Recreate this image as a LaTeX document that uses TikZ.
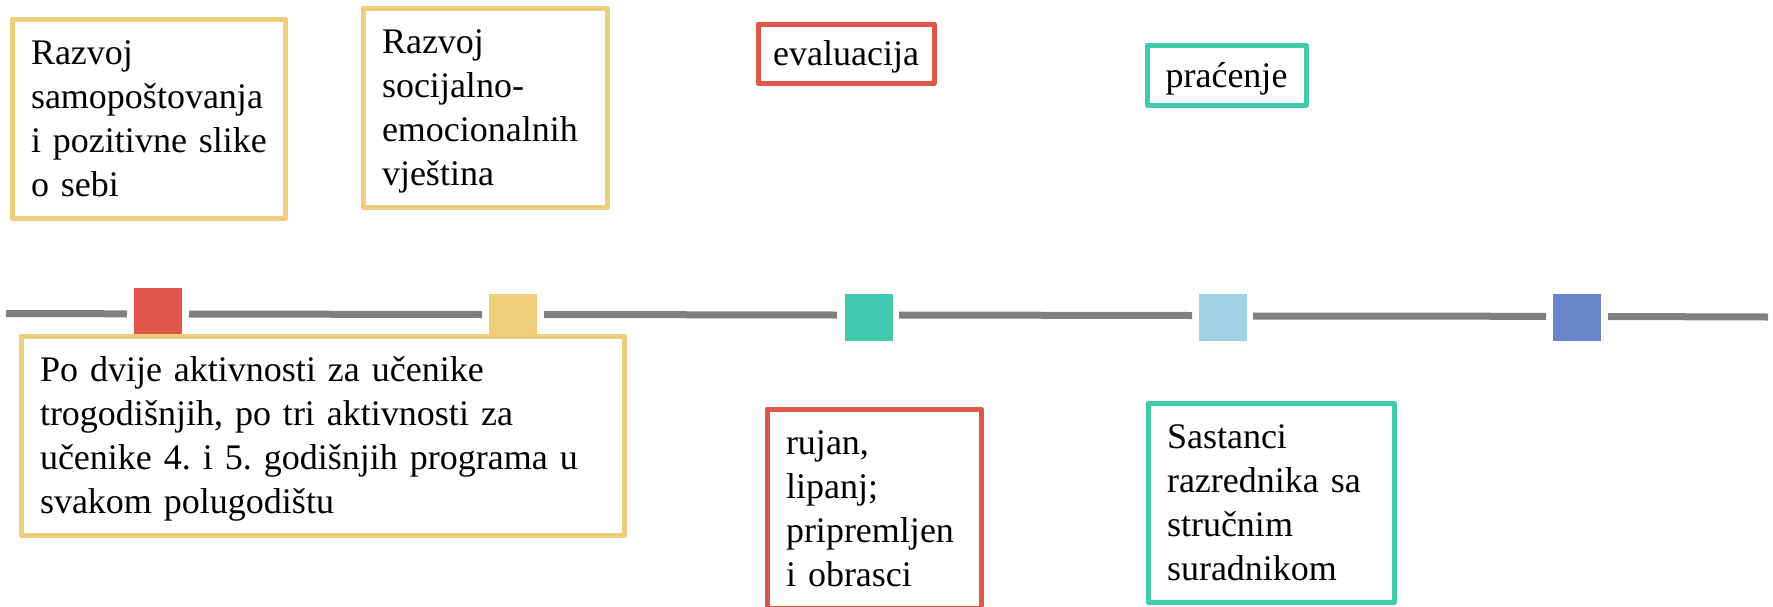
\documentclass[tikz,border=0pt]{standalone}
\usepackage{fontspec}
\setmainfont{Liberation Serif}
\hyphenpenalty=10000
\exhyphenpenalty=10000
\frenchspacing
\hfuzz=200pt
\definecolor{cyell}{HTML}{EFCD7A}
\definecolor{cred}{HTML}{E0574A}
\definecolor{cteal}{HTML}{41CAB0}
\definecolor{clblue}{HTML}{A0D2E6}
\definecolor{cblue}{HTML}{6886CC}
\definecolor{lgray}{HTML}{7F7F7F}
\newcommand{\lastdepth}{\rule[-11pt]{0pt}{11pt}}
\newcommand{\oneline}[1]{\mbox{#1}}
\newcommand{\boxfont}{\fontsize{36}{44}\selectfont}
\tikzset{
  txtbox/.style={draw=#1, line width=5pt, line join=round, fill=white, anchor=north west,
    inner xsep=19pt, inner ysep=10.5pt, align=left, text height=35pt,
    font=\boxfont},
  tagbox/.style={draw=#1, line width=5pt, line join=round, fill=white, anchor=north west,
    inner sep=0pt, align=center, text height=35pt, text depth=11pt,
    font=\boxfont},
  sqnode/.style={fill=#1, draw=none, inner sep=0pt, minimum width=48pt, minimum height=47pt},
  tline/.style={draw=lgray, line width=7pt}
}
\begin{document}
\begin{tikzpicture}[x=1pt,y=-1pt]
\path[use as bounding box, clip] (0,0) rectangle (1773,606);
% timeline coordinates
\coordinate (a1) at (6,313.5);    \coordinate (b1) at (127,313.8);
\coordinate (a2) at (189,314);    \coordinate (b2) at (482,314.5);
\coordinate (a3) at (544,314.5);  \coordinate (b3) at (837,315);
\coordinate (a4) at (899,315);    \coordinate (b4) at (1192,315.5);
\coordinate (a5) at (1253,316);   \coordinate (b5) at (1546,316.3);
\coordinate (a6) at (1608,316.5); \coordinate (b6) at (1768,317);
\draw[tline] (a1) -- (b1);
\draw[tline] (a2) -- (b2);
\draw[tline] (a3) -- (b3);
\draw[tline] (a4) -- (b4);
\draw[tline] (a5) -- (b5);
\draw[tline] (a6) -- (b6);
% squares
\node[sqnode=cred]   (s1) at (158,311.5) {};
\node[sqnode=cyell]  (s2) at (513,317.5) {};
\node[sqnode=cteal]  (s3) at (868.5,317.5) {};
\node[sqnode=clblue] (s4) at (1222.5,317.5) {};
\node[sqnode=cblue]  (s5) at (1576.5,317.5) {};
% upper boxes
\node[txtbox=cyell, text width=235pt] (t1) at (9.5,16.5)
  {\oneline{Razvoj}\\\oneline{samopoštovanja}\\\oneline{i pozitivne slike}\\\oneline{o sebi}\lastdepth};
\node[txtbox=cyell, text width=206pt] (t2) at (360.5,5.5)
  {\oneline{Razvoj}\\\oneline{socijalno-}\\\oneline{emocionalnih}\\\oneline{vještina}\lastdepth};
\node[tagbox=cred, minimum width=176pt, minimum height=59pt] (t3) at (755.5,21.5)
  {evaluacija};
\node[tagbox=cteal, minimum width=159pt, minimum height=60pt] (t4) at (1144.5,42.5)
  {praćenje};
% lower boxes
\node[txtbox=cyell, text width=565pt] (b5box) at (18.5,333.5)
  {\oneline{Po dvije aktivnosti za učenike}\\\oneline{trogodišnjih, po tri aktivnosti za}\\\oneline{učenike 4. i 5. godišnjih programa u}\\\oneline{svakom polugodištu}\lastdepth};
\node[txtbox=cred, text width=176pt] (b6box) at (764.5,406.5)
  {\oneline{rujan,}\\\oneline{lipanj;}\\\oneline{pripremljen}\\\oneline{i obrasci}\lastdepth};
\node[txtbox=cteal, text width=208pt] (b7box) at (1145.5,400.5)
  {\oneline{Sastanci}\\\oneline{razrednika sa}\\\oneline{stručnim}\\\oneline{suradnikom}\lastdepth};
\end{tikzpicture}
\end{document}
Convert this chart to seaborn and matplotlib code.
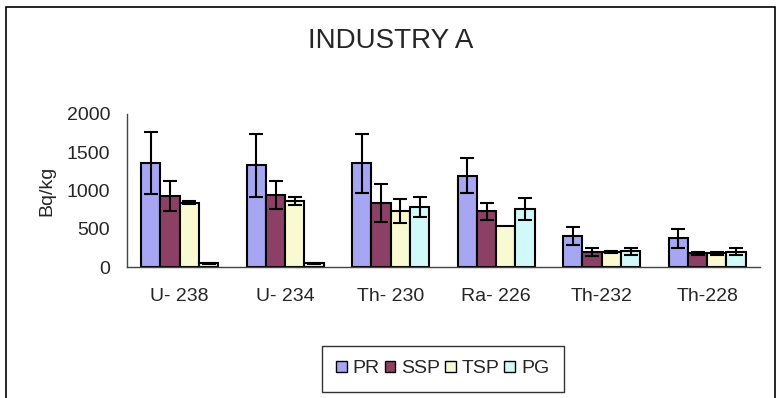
^^^^
# [Problem details]
Check each line of the entries above for the word "this". List the ones that have it.

# [Response]
Recreate this image as a LaTeX document that uses TikZ.
Convert this chart to seaborn and matplotlib code.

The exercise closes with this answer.